The United States once again suffers its worst day of reported deaths from the novel coronavirus.
Officials say it appears some people are more at risk of dying from the virus.
People in all 50 states are infected, but one group of Americans is more susceptible to the virus.
“It’s showing up very strongly in our data — on the African-American community. And we’re doing everything in our power to address this challenge. It’s a tremendous challenge. It’s terrible,” President Donald Trump said Tuesday.
In Michigan, 14% of the population is black, but they make up 41% of coronavirus deaths.
Over in Illinois, 15% of population is African-American or black, but they account for 43% of deaths.
Louisiana is 32% black, but they have seen about 70% of the deaths in that state.

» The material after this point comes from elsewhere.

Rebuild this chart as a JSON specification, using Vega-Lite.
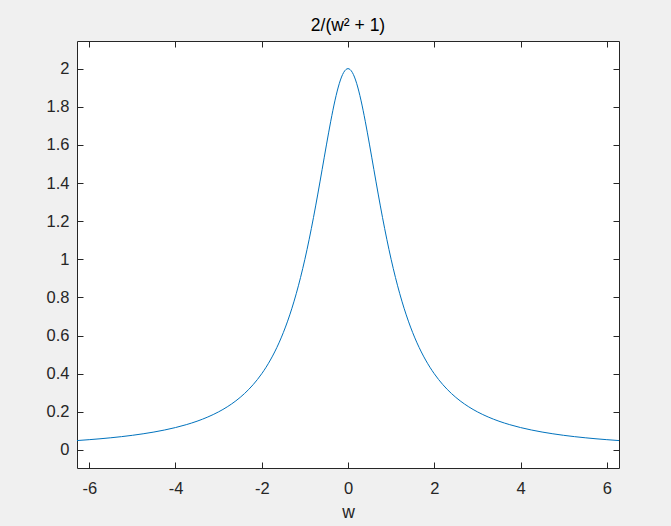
{
  "$schema": "https://vega.github.io/schema/vega-lite/v6.json",
  "width": 542,
  "height": 427,
  "autosize": {"type": "none"},
  "padding": {"left": 77, "top": 41, "right": 52, "bottom": 58},
  "background": "#F0F0F0",
  "config": {
    "view": {"fill": "white", "stroke": "#262626", "strokeWidth": 1},
    "font": "Liberation Sans",
    "axis": {
      "grid": false,
      "domain": false,
      "tickColor": "#262626",
      "tickSize": -6,
      "tickWidth": 1,
      "labelColor": "#262626",
      "labelFont": "Liberation Sans",
      "labelFontSize": 16.5,
      "titleFont": "Liberation Sans",
      "titleColor": "#262626",
      "titleFontSize": 17.5,
      "titleFontWeight": "normal"
    }
  },
  "title": {
    "text": "2/(w² + 1)",
    "font": "Liberation Sans",
    "fontSize": 17.5,
    "fontWeight": "normal",
    "color": "#000000",
    "anchor": "middle",
    "baseline": "bottom",
    "offset": 3,
    "dy": 15
  },
  "data": {
    "values": [
      {"w": -6.2832, "y": 0.0494}, {"w": -6.0, "y": 0.0541}, {"w": -5.75, "y": 0.0587}, {"w": -5.5, "y": 0.0640},
      {"w": -5.25, "y": 0.0700}, {"w": -5.0, "y": 0.0769}, {"w": -4.75, "y": 0.0849}, {"w": -4.5, "y": 0.0941},
      {"w": -4.25, "y": 0.1049}, {"w": -4.0, "y": 0.1176}, {"w": -3.75, "y": 0.1328}, {"w": -3.5, "y": 0.1509},
      {"w": -3.25, "y": 0.1730}, {"w": -3.0, "y": 0.2}, {"w": -2.8, "y": 0.2262}, {"w": -2.6, "y": 0.2577},
      {"w": -2.4, "y": 0.2959}, {"w": -2.2, "y": 0.3425}, {"w": -2.0, "y": 0.4}, {"w": -1.9, "y": 0.4338},
      {"w": -1.8, "y": 0.4717}, {"w": -1.7, "y": 0.5141}, {"w": -1.6, "y": 0.5618}, {"w": -1.5, "y": 0.6154},
      {"w": -1.4, "y": 0.6757}, {"w": -1.3, "y": 0.7435}, {"w": -1.2, "y": 0.8197}, {"w": -1.1, "y": 0.9050},
      {"w": -1.0, "y": 1.0}, {"w": -0.9, "y": 1.1050}, {"w": -0.8, "y": 1.2195}, {"w": -0.7, "y": 1.3423},
      {"w": -0.6, "y": 1.4706}, {"w": -0.5, "y": 1.6}, {"w": -0.4, "y": 1.7241}, {"w": -0.3, "y": 1.8349},
      {"w": -0.25, "y": 1.8824}, {"w": -0.2, "y": 1.9231}, {"w": -0.15, "y": 1.9560}, {"w": -0.1, "y": 1.9802},
      {"w": -0.05, "y": 1.9950}, {"w": 0.0, "y": 2.0}, {"w": 0.05, "y": 1.9950}, {"w": 0.1, "y": 1.9802},
      {"w": 0.15, "y": 1.9560}, {"w": 0.2, "y": 1.9231}, {"w": 0.25, "y": 1.8824}, {"w": 0.3, "y": 1.8349},
      {"w": 0.4, "y": 1.7241}, {"w": 0.5, "y": 1.6}, {"w": 0.6, "y": 1.4706}, {"w": 0.7, "y": 1.3423},
      {"w": 0.8, "y": 1.2195}, {"w": 0.9, "y": 1.1050}, {"w": 1.0, "y": 1.0}, {"w": 1.1, "y": 0.9050},
      {"w": 1.2, "y": 0.8197}, {"w": 1.3, "y": 0.7435}, {"w": 1.4, "y": 0.6757}, {"w": 1.5, "y": 0.6154},
      {"w": 1.6, "y": 0.5618}, {"w": 1.7, "y": 0.5141}, {"w": 1.8, "y": 0.4717}, {"w": 1.9, "y": 0.4338},
      {"w": 2.0, "y": 0.4}, {"w": 2.2, "y": 0.3425}, {"w": 2.4, "y": 0.2959}, {"w": 2.6, "y": 0.2577},
      {"w": 2.8, "y": 0.2262}, {"w": 3.0, "y": 0.2}, {"w": 3.25, "y": 0.1730}, {"w": 3.5, "y": 0.1509},
      {"w": 3.75, "y": 0.1328}, {"w": 4.0, "y": 0.1176}, {"w": 4.25, "y": 0.1049}, {"w": 4.5, "y": 0.0941},
      {"w": 4.75, "y": 0.0849}, {"w": 5.0, "y": 0.0769}, {"w": 5.25, "y": 0.0700}, {"w": 5.5, "y": 0.0640},
      {"w": 5.75, "y": 0.0587}, {"w": 6.0, "y": 0.0541}, {"w": 6.2832, "y": 0.0494}
    ]
  },
  "layer": [
    {
      "mark": {"type": "line", "color": "#0072BD", "strokeWidth": 1, "interpolate": "monotone", "clip": true},
      "encoding": {
        "x": {
          "field": "w", "type": "quantitative",
          "scale": {"domain": [-6.2832, 6.2832], "nice": false, "zero": false},
          "axis": {"orient": "bottom", "values": [-6, -4, -2, 0, 2, 4, 6], "labelExpr": "toString(datum.value)", "title": "w", "labelPadding": 26, "titleY": 44, "titleBaseline": "middle", "labelBaseline": "middle", "labelFlush": false}
        },
        "y": {
          "field": "y", "type": "quantitative",
          "scale": {"domain": [-0.0945, 2.145], "nice": false, "zero": false},
          "axis": {"orient": "left", "values": [0, 0.2, 0.4, 0.6, 0.8, 1, 1.2, 1.4, 1.6, 1.8, 2], "labelExpr": "toString(datum.value)", "title": null, "labelPadding": 14, "labelFlush": false}
        }
      }
    },
    {
      "mark": {"type": "line", "opacity": 0},
      "encoding": {
        "x": {
          "field": "w", "type": "quantitative",
          "scale": {"domain": [-6.2832, 6.2832], "nice": false, "zero": false},
          "axis": {"orient": "top", "values": [-6, -4, -2, 0, 2, 4, 6], "title": null, "labels": false}
        },
        "y": {
          "field": "y", "type": "quantitative",
          "scale": {"domain": [-0.0945, 2.145], "nice": false, "zero": false},
          "axis": {"orient": "right", "values": [0, 0.2, 0.4, 0.6, 0.8, 1, 1.2, 1.4, 1.6, 1.8, 2], "title": null, "labels": false}
        }
      }
    }
  ],
  "resolve": {"axis": {"x": "independent", "y": "independent"}}
}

“When you look at the predisposing conditions that lead to a bad outcome with the coronavirus, the things that get people to ICU’s, that require intubation and often lead to death, they are just those comorbidities that are unfortunately disproportionally prevalent in the African-American population,” said Dr. Anthony Fauci, director of the National Institute of Allergy and Infectious Diseases.
Among the victims, Jason Hargrove, a bus driver from Michigan who got sick four days after posting a video clip on Facebook warning of the virus.
50-year-old Hargrove died last week from COVID-19.
The federal government hasn’t counted coronavirus deaths by race, but Surgeon General Dr. Jerome Adams and the American Medical Association are suggesting this should be done.